===== COLLECTED MATERIAL

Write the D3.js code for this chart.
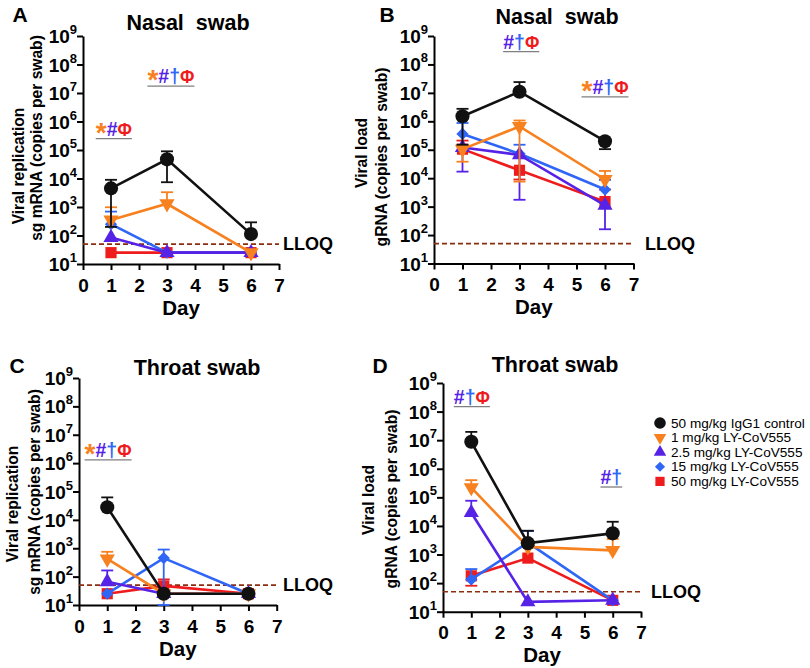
<!DOCTYPE html>
<html>
<head>
<meta charset="utf-8">
<script src="https://cdn.jsdelivr.net/npm/d3@7"></script>
<style>
  body { margin: 0; background: #fff; }
  text { font-family: "Liberation Sans", Arial, sans-serif; font-weight: bold; }
</style>
</head>
<body>
<div id="chart"></div>
<script>
// groups, in legend order
const groups = ["50 mg/kg IgG1 control", "1 mg/kg LY-CoV555", "2.5 mg/kg LY-CoV555",
    "15 mg/kg LY-CoV555", "50 mg/kg LY-CoV555"];
const colors = ["#111111", "#f7801f", "#5522e6", "#2f66f6", "#ee1c1c"];
const shapes = ["circle", "down", "up", "diamond", "square"];
const days = [1, 3, 6];
const xTicks = [0, 1, 2, 3, 4, 5, 6, 7];
const yExps = [1, 2, 3, 4, 5, 6, 7, 8, 9];
const lloq = 50;

// A: nasal swab, sg mRNA (copies per swab)
const aMean = [[4500, 47000, 112], [350, 1300, 25], [85, 25, 25], [250, 25, 25], [25, 25, 25]];
const aHi = [[9000, 90000, 290], [980, 3300, null], [null, null, null], [690, null, null], [null, null, null]];
const aLo = [[200, 7400, null], [null, null, null], [null, null, null], [null, null, null], [null, null, null]];

// B: nasal swab, gRNA
const bMean = [[1500000, 11000000, 200000], [105000, 660000, 9000], [120000, 66000, 1100], [360000, 72000, 4000], [105000, 19000, 1500]];
const bHi = [[2750000, 24000000, null], [null, 1070000, 18000], [null, null, null], [870000, 150000, 8700], [210000, null, 4000]];
const bLo = [[150000, null, 105000], [38000, 7600, null], [17000, 1740, 160], [null, null, null], [null, 9000, null]];

// C: throat swab, sg mRNA
const cMean = [[28000, 25, 25], [420, 25, 25], [66, 25, 25], [25, 450, 25], [25, 47, 25]];
const cHi = [[62000, null, null], [750, null, null], [165, null, null], [null, 900, null], [null, 80, null]];
const cLo = [[null, null, null], [null, null, null], [null, null, null], [null, 10, null], [null, null, null]];

// D: throat swab, gRNA
const dMean = [[8800000, 2500, 5500], [220000, 1850, 1400], [29000, 22, 25], [135, 2600, 25], [180, 750, 25]];
const dHi = [[19500000, 6800, 14000], [400000, null, 3500], [76000, null, null], [310, 6600, null], [null, null, null]];
const dLo = [[null, null, null], [null, null, null], [null, null, null], [null, null, null], [81, null, null]];

// significance marks: [day, value of underline, symbols]
const aSig = [[1.1, 250000, "*#Φ"], [3.14, 17500000, "*#†Φ"]];
const bSig = [[3.06, 280000000, "#†Φ"], [6.0, 7200000, "*#†Φ"]];
const cSig = [[1.03, 1300000, "*#†Φ"]];
const dSig = [[1.02, 150000000, "#†Φ"], [5.95, 230000, "#†"]];

const symColor = { "*": "#f7801f", "#": "#5522e6", "†": "#2f66f6", "Φ": "#ee1c1c" };
const symSize = { "*": 28, "#": 19.5, "†": 19.5, "Φ": 17.5 };

const svg = d3.select("#chart").append("svg")
    .attr("width", 810).attr("height", 668)
    .style("background", "#fff");

const panels = [
    { letter: "A", title: "Nasal  swab", mean: aMean, hi: aHi, lo: aLo, sig: aSig,
      x0: 83, x1: 279, yTop: 36, yBot: 264, titlePos: [188, 23], letterPos: [20, 14],
      lab1: "Viral replication", lab2: "sg mRNA (copies per swab)", labPos: [[18, 166], [36, 138]], lloqX: 283 },
    { letter: "B", title: "Nasal  swab", mean: bMean, hi: bHi, lo: bLo, sig: bSig,
      x0: 434, x1: 633.5, yTop: 36, yBot: 263.5, titlePos: [557, 17], letterPos: [387, 14],
      lab1: "Viral load", lab2: "gRNA (copies per swab)", labPos: [[361, 153], [381, 157]], lloqX: 645 },
    { letter: "C", title: "Throat swab", mean: cMean, hi: cHi, lo: cLo, sig: cSig,
      x0: 79, x1: 276.7, yTop: 378, yBot: 605, titlePos: [197, 368], letterPos: [17, 365],
      lab1: "Viral replication", lab2: "sg mRNA (copies per swab)", labPos: [[12, 504], [34, 492]], lloqX: 283 },
    { letter: "D", title: "Throat swab", mean: dMean, hi: dHi, lo: dLo, sig: dSig,
      x0: 443, x1: 641, yTop: 383, yBot: 611.7, titlePos: [555, 365], letterPos: [380, 365],
      lab1: "Viral load", lab2: "gRNA (copies per swab)", labPos: [[368, 500], [391, 499]], lloqX: 651 }
];

function marker(shape, size) {
    if (shape == "circle") return d3.symbol().type(d3.symbolCircle).size(size * 1.25)();
    if (shape == "square") return d3.symbol().type(d3.symbolSquare).size(size)();
    if (shape == "diamond") return d3.symbol().type(d3.symbolSquare).size(size * 0.6)();
    return d3.symbol().type(d3.symbolTriangle).size(size * 0.8)();
}
function markerRot(shape) {
    if (shape == "diamond") return 45;
    if (shape == "down") return 180;
    return 0;
}

panels.forEach(function (p) {
    const x = d3.scaleLinear().domain([0, 7]).range([p.x0, p.x1]);
    const y = d3.scaleLog().domain([10, 1e9]).range([p.yBot, p.yTop]);
    const g = svg.append("g");

    // panel letter and title
    g.append("text").attr("x", p.letterPos[0]).attr("y", p.letterPos[1])
        .attr("text-anchor", "middle").attr("dominant-baseline", "central")
        .style("font-size", "21px").text(p.letter);
    g.append("text").attr("x", p.titlePos[0]).attr("y", p.titlePos[1])
        .attr("text-anchor", "middle").attr("dominant-baseline", "central")
        .style("font-size", "21.5px").style("white-space", "pre").text(p.title);

    // y axis label (two lines)
    [p.lab1, p.lab2].forEach(function (t, i) {
        g.append("text")
            .attr("transform", "translate(" + p.labPos[i][0] + "," + p.labPos[i][1] + ") rotate(-90)")
            .attr("text-anchor", "middle").attr("dominant-baseline", "central")
            .style("font-size", "15.6px").text(t);
    });

    // x axis
    const xAxis = g.append("g").attr("transform", "translate(0," + p.yBot + ")")
        .call(d3.axisBottom(x).tickValues(xTicks).tickSize(6).tickSizeOuter(0).tickFormat(d3.format("d")));
    xAxis.select(".domain").attr("stroke", "#000").attr("stroke-width", 2);
    xAxis.selectAll(".tick line").attr("stroke", "#000").attr("stroke-width", 2);
    xAxis.selectAll(".tick text").attr("y", 21).attr("dy", null)
        .attr("dominant-baseline", "central")
        .style("font-size", "19px").style("font-family", "Liberation Sans, Arial, sans-serif")
        .style("font-weight", "bold").attr("fill", "#000");
    g.append("text").attr("x", x(3.5)).attr("y", p.yBot + 43)
        .attr("text-anchor", "middle").attr("dominant-baseline", "central")
        .style("font-size", "20.5px").text("Day");

    // y axis
    const yAxis = g.append("g").attr("transform", "translate(" + p.x0 + ",0)")
        .call(d3.axisLeft(y).tickValues(yExps.map(function (e) { return Math.pow(10, e); }))
            .tickSize(6).tickSizeOuter(0).tickFormat(""));
    yAxis.select(".domain").attr("stroke", "#000").attr("stroke-width", 2);
    yAxis.selectAll(".tick line").attr("stroke", "#000").attr("stroke-width", 2);
    yExps.forEach(function (e) {
        const t = g.append("text").attr("x", p.x0 - 6).attr("y", y(Math.pow(10, e)))
            .attr("text-anchor", "end").attr("dominant-baseline", "central");
        t.append("tspan").style("font-size", "19px").text("10");
        t.append("tspan").style("font-size", "13px").attr("dy", -7).text(e);
    });

    // LLOQ
    g.append("line").attr("x1", p.x0).attr("x2", x(7))
        .attr("y1", y(lloq)).attr("y2", y(lloq))
        .attr("stroke", "#8a2d10").attr("stroke-width", 1.6).attr("stroke-dasharray", "5,3");
    g.append("text").attr("x", p.lloqX).attr("y", y(lloq))
        .attr("dominant-baseline", "central").style("font-size", "18px").text("LLOQ");

    // series, drawn from the highest dose to the control so black sits on top
    [4, 3, 2, 1, 0].forEach(function (s) {
        const col = colors[s];
        const pts = days.map(function (d, i) {
            return { d: d, v: p.mean[s][i], hi: p.hi[s][i], lo: p.lo[s][i] };
        });
        const sg = g.append("g");
        pts.forEach(function (pt) {
            [pt.hi, pt.lo].forEach(function (e) {
                if (e == null) return;
                sg.append("line").attr("x1", x(pt.d)).attr("x2", x(pt.d))
                    .attr("y1", y(pt.v)).attr("y2", y(e))
                    .attr("stroke", col).attr("stroke-width", 1.8);
                sg.append("line").attr("x1", x(pt.d) - 6).attr("x2", x(pt.d) + 6)
                    .attr("y1", y(e)).attr("y2", y(e))
                    .attr("stroke", col).attr("stroke-width", 1.8);
            });
        });
        sg.append("path").datum(pts)
            .attr("d", d3.line().x(function (d) { return x(d.d); }).y(function (d) { return y(d.v); }))
            .attr("fill", "none").attr("stroke", col).attr("stroke-width", 2.6);
        sg.selectAll("path.m").data(pts).enter().append("path").attr("class", "m")
            .attr("d", marker(shapes[s], 125))
            .attr("transform", function (d) {
                return "translate(" + x(d.d) + "," + y(d.v) + ") rotate(" + markerRot(shapes[s]) + ")";
            })
            .attr("fill", col);
    });

    // significance marks
    p.sig.forEach(function (sgn) {
        const cx = x(sgn[0]), ly = y(sgn[1]);
        const t = g.append("text").attr("x", cx).attr("y", ly - 3).attr("text-anchor", "middle");
        Array.from(sgn[2]).forEach(function (ch) {
            t.append("tspan").attr("fill", symColor[ch]).style("font-size", symSize[ch] + "px").text(ch);
        });
        // the star sits lower than the other symbols
        t.selectAll("tspan").attr("dy", function (d, i, nodes) {
            const ch = nodes[i].textContent;
            if (ch == "*") return 6;
            if (i > 0 && nodes[i - 1].textContent == "*") return -6;
            return 0;
        });
        const w = t.node().getComputedTextLength();
        g.append("line").attr("x1", cx - w / 2).attr("x2", cx + w / 2)
            .attr("y1", ly).attr("y2", ly)
            .attr("stroke", "#7f7f7f").attr("stroke-width", 1.3);
    });
});

// legend
const legend = svg.append("g").attr("transform", "translate(660,423)");
groups.forEach(function (name, i) {
    const row = legend.append("g").attr("transform", "translate(0," + (i * 14.6) + ")");
    row.append("path").attr("d", marker(shapes[i], 85))
        .attr("transform", "rotate(" + markerRot(shapes[i]) + ")")
        .attr("fill", colors[i]);
    row.append("text").attr("x", 11).attr("y", 0).attr("dominant-baseline", "central")
        .style("font-size", "13.6px").style("font-weight", "normal").text(name);
});
</script>
</body>
</html>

==========

WHAT THIS TASK INVOLVES
Emit the lines of the material exactly, from its first line to the line containing "[81, null, null]];", inclusive; leave every picture out.

ANSWER TO THIS PROBLEM
Write the D3.js code for this chart.
<!DOCTYPE html>
<html>
<head>
<meta charset="utf-8">
<script src="https://cdn.jsdelivr.net/npm/d3@7"></script>
<style>
  body { margin: 0; background: #fff; }
  text { font-family: "Liberation Sans", Arial, sans-serif; font-weight: bold; }
</style>
</head>
<body>
<div id="chart"></div>
<script>
// groups, in legend order
const groups = ["50 mg/kg IgG1 control", "1 mg/kg LY-CoV555", "2.5 mg/kg LY-CoV555",
    "15 mg/kg LY-CoV555", "50 mg/kg LY-CoV555"];
const colors = ["#111111", "#f7801f", "#5522e6", "#2f66f6", "#ee1c1c"];
const shapes = ["circle", "down", "up", "diamond", "square"];
const days = [1, 3, 6];
const xTicks = [0, 1, 2, 3, 4, 5, 6, 7];
const yExps = [1, 2, 3, 4, 5, 6, 7, 8, 9];
const lloq = 50;

// A: nasal swab, sg mRNA (copies per swab)
const aMean = [[4500, 47000, 112], [350, 1300, 25], [85, 25, 25], [250, 25, 25], [25, 25, 25]];
const aHi = [[9000, 90000, 290], [980, 3300, null], [null, null, null], [690, null, null], [null, null, null]];
const aLo = [[200, 7400, null], [null, null, null], [null, null, null], [null, null, null], [null, null, null]];

// B: nasal swab, gRNA
const bMean = [[1500000, 11000000, 200000], [105000, 660000, 9000], [120000, 66000, 1100], [360000, 72000, 4000], [105000, 19000, 1500]];
const bHi = [[2750000, 24000000, null], [null, 1070000, 18000], [null, null, null], [870000, 150000, 8700], [210000, null, 4000]];
const bLo = [[150000, null, 105000], [38000, 7600, null], [17000, 1740, 160], [null, null, null], [null, 9000, null]];

// C: throat swab, sg mRNA
const cMean = [[28000, 25, 25], [420, 25, 25], [66, 25, 25], [25, 450, 25], [25, 47, 25]];
const cHi = [[62000, null, null], [750, null, null], [165, null, null], [null, 900, null], [null, 80, null]];
const cLo = [[null, null, null], [null, null, null], [null, null, null], [null, 10, null], [null, null, null]];

// D: throat swab, gRNA
const dMean = [[8800000, 2500, 5500], [220000, 1850, 1400], [29000, 22, 25], [135, 2600, 25], [180, 750, 25]];
const dHi = [[19500000, 6800, 14000], [400000, null, 3500], [76000, null, null], [310, 6600, null], [null, null, null]];
const dLo = [[null, null, null], [null, null, null], [null, null, null], [null, null, null], [81, null, null]];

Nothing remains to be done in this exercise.